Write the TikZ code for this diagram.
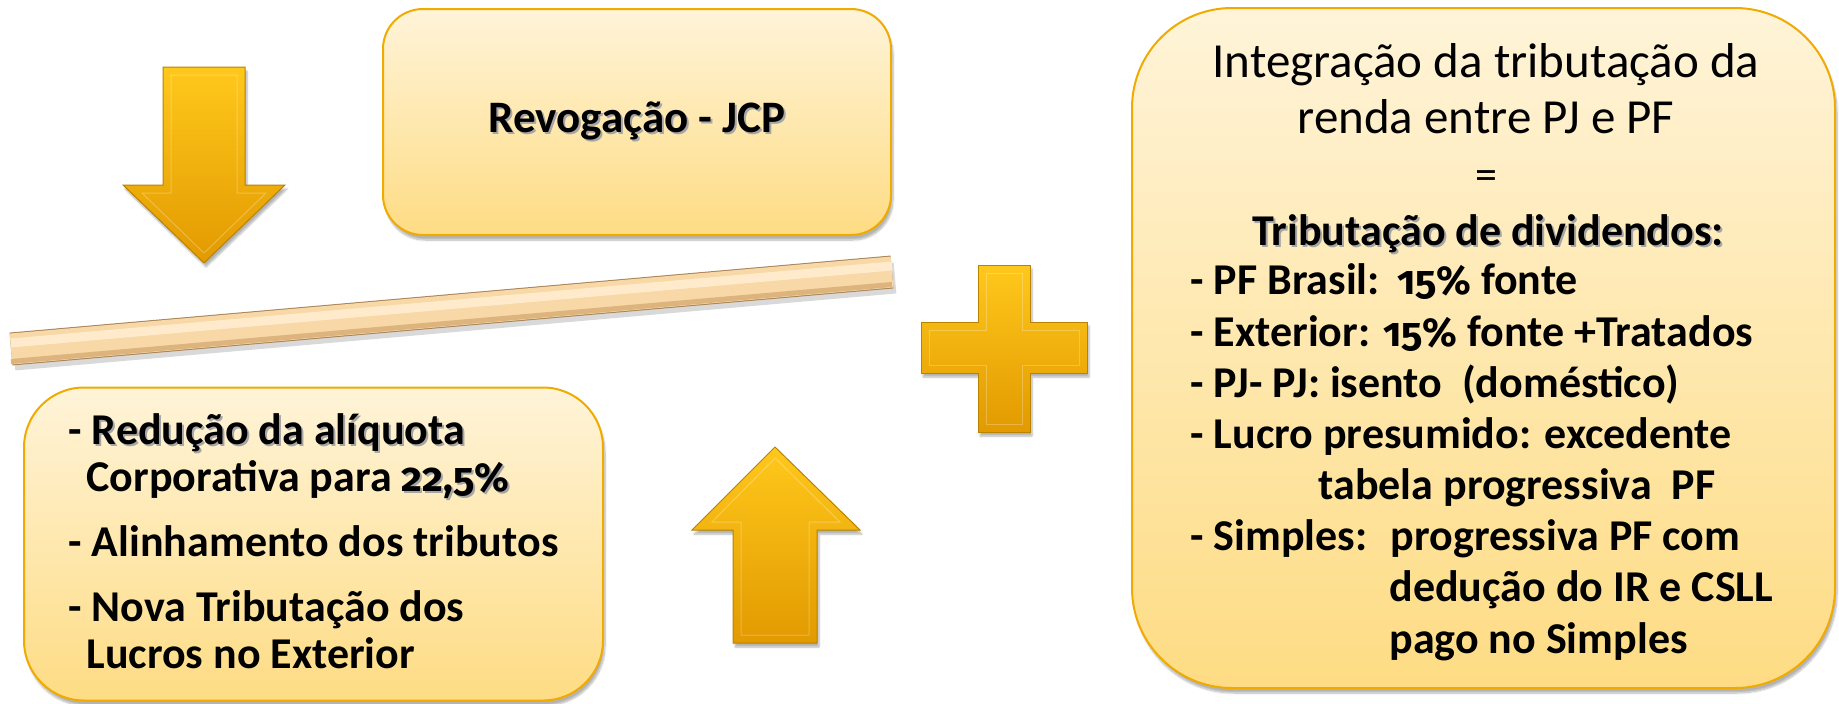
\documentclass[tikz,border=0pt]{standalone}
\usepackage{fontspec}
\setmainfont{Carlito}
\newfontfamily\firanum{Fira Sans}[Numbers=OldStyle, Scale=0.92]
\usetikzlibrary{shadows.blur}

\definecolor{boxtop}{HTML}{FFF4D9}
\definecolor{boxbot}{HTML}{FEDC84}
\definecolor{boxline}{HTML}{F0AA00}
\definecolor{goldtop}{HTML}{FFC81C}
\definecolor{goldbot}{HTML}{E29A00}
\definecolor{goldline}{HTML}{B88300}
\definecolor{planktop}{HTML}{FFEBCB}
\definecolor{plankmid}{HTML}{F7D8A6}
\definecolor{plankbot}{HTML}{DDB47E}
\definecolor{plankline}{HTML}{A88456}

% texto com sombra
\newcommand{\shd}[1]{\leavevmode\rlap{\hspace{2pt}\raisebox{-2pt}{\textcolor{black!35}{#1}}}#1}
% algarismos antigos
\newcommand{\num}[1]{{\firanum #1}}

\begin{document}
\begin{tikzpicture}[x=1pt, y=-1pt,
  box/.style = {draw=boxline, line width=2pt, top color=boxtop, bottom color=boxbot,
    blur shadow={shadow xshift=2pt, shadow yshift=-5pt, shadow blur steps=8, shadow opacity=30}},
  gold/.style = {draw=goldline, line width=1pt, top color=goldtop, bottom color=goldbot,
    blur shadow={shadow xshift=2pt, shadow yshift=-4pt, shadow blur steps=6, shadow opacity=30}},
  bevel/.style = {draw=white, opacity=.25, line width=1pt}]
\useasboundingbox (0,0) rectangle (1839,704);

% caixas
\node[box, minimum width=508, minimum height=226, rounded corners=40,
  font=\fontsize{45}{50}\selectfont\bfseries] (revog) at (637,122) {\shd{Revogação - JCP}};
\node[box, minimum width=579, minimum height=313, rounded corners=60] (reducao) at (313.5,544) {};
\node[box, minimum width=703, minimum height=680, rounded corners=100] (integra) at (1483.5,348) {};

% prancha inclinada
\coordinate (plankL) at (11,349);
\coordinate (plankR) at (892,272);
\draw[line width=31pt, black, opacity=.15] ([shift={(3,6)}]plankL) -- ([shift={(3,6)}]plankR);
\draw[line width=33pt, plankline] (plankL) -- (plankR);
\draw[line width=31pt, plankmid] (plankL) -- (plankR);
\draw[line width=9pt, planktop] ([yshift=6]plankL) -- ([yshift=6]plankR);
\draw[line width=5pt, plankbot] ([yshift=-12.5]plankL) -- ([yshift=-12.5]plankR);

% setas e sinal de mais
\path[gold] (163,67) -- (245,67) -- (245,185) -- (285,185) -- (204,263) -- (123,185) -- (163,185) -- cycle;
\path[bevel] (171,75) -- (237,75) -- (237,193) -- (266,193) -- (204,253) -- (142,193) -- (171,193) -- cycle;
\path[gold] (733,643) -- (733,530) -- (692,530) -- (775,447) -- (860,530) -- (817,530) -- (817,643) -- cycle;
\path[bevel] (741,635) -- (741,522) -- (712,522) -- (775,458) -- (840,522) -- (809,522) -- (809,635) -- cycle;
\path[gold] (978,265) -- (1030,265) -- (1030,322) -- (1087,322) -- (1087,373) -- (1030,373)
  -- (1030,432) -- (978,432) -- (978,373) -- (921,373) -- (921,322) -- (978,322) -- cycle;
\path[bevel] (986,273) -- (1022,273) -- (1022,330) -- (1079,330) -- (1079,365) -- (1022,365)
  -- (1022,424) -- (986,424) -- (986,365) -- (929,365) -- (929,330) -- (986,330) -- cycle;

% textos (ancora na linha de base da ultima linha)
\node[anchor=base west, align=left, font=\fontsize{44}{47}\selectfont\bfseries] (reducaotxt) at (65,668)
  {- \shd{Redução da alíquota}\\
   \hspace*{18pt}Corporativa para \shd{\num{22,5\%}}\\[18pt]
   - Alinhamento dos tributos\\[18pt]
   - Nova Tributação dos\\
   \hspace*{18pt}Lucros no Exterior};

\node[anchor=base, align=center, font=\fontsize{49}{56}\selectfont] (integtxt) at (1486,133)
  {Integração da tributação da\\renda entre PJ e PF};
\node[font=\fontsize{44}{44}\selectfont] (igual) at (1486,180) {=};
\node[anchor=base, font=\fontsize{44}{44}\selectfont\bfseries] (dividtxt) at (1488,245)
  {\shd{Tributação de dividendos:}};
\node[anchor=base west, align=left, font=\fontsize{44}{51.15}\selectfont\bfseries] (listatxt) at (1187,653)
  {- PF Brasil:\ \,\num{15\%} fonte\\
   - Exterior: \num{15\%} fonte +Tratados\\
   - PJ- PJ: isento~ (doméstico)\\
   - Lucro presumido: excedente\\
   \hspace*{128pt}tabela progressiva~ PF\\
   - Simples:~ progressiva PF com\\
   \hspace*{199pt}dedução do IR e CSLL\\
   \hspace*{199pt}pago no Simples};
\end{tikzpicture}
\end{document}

___

WHAT THE EXERCISE ASKS: Pictures in the data above should not be copied; transcribe everything else exactly.

OUTPUT FOR THIS EXERCISE:
Write the TikZ code for this diagram.
\documentclass[tikz,border=0pt]{standalone}
\usepackage{fontspec}
\setmainfont{Carlito}
\newfontfamily\firanum{Fira Sans}[Numbers=OldStyle, Scale=0.92]
\usetikzlibrary{shadows.blur}

\definecolor{boxtop}{HTML}{FFF4D9}
\definecolor{boxbot}{HTML}{FEDC84}
\definecolor{boxline}{HTML}{F0AA00}
\definecolor{goldtop}{HTML}{FFC81C}
\definecolor{goldbot}{HTML}{E29A00}
\definecolor{goldline}{HTML}{B88300}
\definecolor{planktop}{HTML}{FFEBCB}
\definecolor{plankmid}{HTML}{F7D8A6}
\definecolor{plankbot}{HTML}{DDB47E}
\definecolor{plankline}{HTML}{A88456}

% texto com sombra
\newcommand{\shd}[1]{\leavevmode\rlap{\hspace{2pt}\raisebox{-2pt}{\textcolor{black!35}{#1}}}#1}
% algarismos antigos
\newcommand{\num}[1]{{\firanum #1}}

\begin{document}
\begin{tikzpicture}[x=1pt, y=-1pt,
  box/.style = {draw=boxline, line width=2pt, top color=boxtop, bottom color=boxbot,
    blur shadow={shadow xshift=2pt, shadow yshift=-5pt, shadow blur steps=8, shadow opacity=30}},
  gold/.style = {draw=goldline, line width=1pt, top color=goldtop, bottom color=goldbot,
    blur shadow={shadow xshift=2pt, shadow yshift=-4pt, shadow blur steps=6, shadow opacity=30}},
  bevel/.style = {draw=white, opacity=.25, line width=1pt}]
\useasboundingbox (0,0) rectangle (1839,704);

% caixas
\node[box, minimum width=508, minimum height=226, rounded corners=40,
  font=\fontsize{45}{50}\selectfont\bfseries] (revog) at (637,122) {\shd{Revogação - JCP}};
\node[box, minimum width=579, minimum height=313, rounded corners=60] (reducao) at (313.5,544) {};
\node[box, minimum width=703, minimum height=680, rounded corners=100] (integra) at (1483.5,348) {};

% prancha inclinada
\coordinate (plankL) at (11,349);
\coordinate (plankR) at (892,272);
\draw[line width=31pt, black, opacity=.15] ([shift={(3,6)}]plankL) -- ([shift={(3,6)}]plankR);
\draw[line width=33pt, plankline] (plankL) -- (plankR);
\draw[line width=31pt, plankmid] (plankL) -- (plankR);
\draw[line width=9pt, planktop] ([yshift=6]plankL) -- ([yshift=6]plankR);
\draw[line width=5pt, plankbot] ([yshift=-12.5]plankL) -- ([yshift=-12.5]plankR);

% setas e sinal de mais
\path[gold] (163,67) -- (245,67) -- (245,185) -- (285,185) -- (204,263) -- (123,185) -- (163,185) -- cycle;
\path[bevel] (171,75) -- (237,75) -- (237,193) -- (266,193) -- (204,253) -- (142,193) -- (171,193) -- cycle;
\path[gold] (733,643) -- (733,530) -- (692,530) -- (775,447) -- (860,530) -- (817,530) -- (817,643) -- cycle;
\path[bevel] (741,635) -- (741,522) -- (712,522) -- (775,458) -- (840,522) -- (809,522) -- (809,635) -- cycle;
\path[gold] (978,265) -- (1030,265) -- (1030,322) -- (1087,322) -- (1087,373) -- (1030,373)
  -- (1030,432) -- (978,432) -- (978,373) -- (921,373) -- (921,322) -- (978,322) -- cycle;
\path[bevel] (986,273) -- (1022,273) -- (1022,330) -- (1079,330) -- (1079,365) -- (1022,365)
  -- (1022,424) -- (986,424) -- (986,365) -- (929,365) -- (929,330) -- (986,330) -- cycle;

% textos (ancora na linha de base da ultima linha)
\node[anchor=base west, align=left, font=\fontsize{44}{47}\selectfont\bfseries] (reducaotxt) at (65,668)
  {- \shd{Redução da alíquota}\\
   \hspace*{18pt}Corporativa para \shd{\num{22,5\%}}\\[18pt]
   - Alinhamento dos tributos\\[18pt]
   - Nova Tributação dos\\
   \hspace*{18pt}Lucros no Exterior};

\node[anchor=base, align=center, font=\fontsize{49}{56}\selectfont] (integtxt) at (1486,133)
  {Integração da tributação da\\renda entre PJ e PF};
\node[font=\fontsize{44}{44}\selectfont] (igual) at (1486,180) {=};
\node[anchor=base, font=\fontsize{44}{44}\selectfont\bfseries] (dividtxt) at (1488,245)
  {\shd{Tributação de dividendos:}};
\node[anchor=base west, align=left, font=\fontsize{44}{51.15}\selectfont\bfseries] (listatxt) at (1187,653)
  {- PF Brasil:\ \,\num{15\%} fonte\\
   - Exterior: \num{15\%} fonte +Tratados\\
   - PJ- PJ: isento~ (doméstico)\\
   - Lucro presumido: excedente\\
   \hspace*{128pt}tabela progressiva~ PF\\
   - Simples:~ progressiva PF com\\
   \hspace*{199pt}dedução do IR e CSLL\\
   \hspace*{199pt}pago no Simples};
\end{tikzpicture}
\end{document}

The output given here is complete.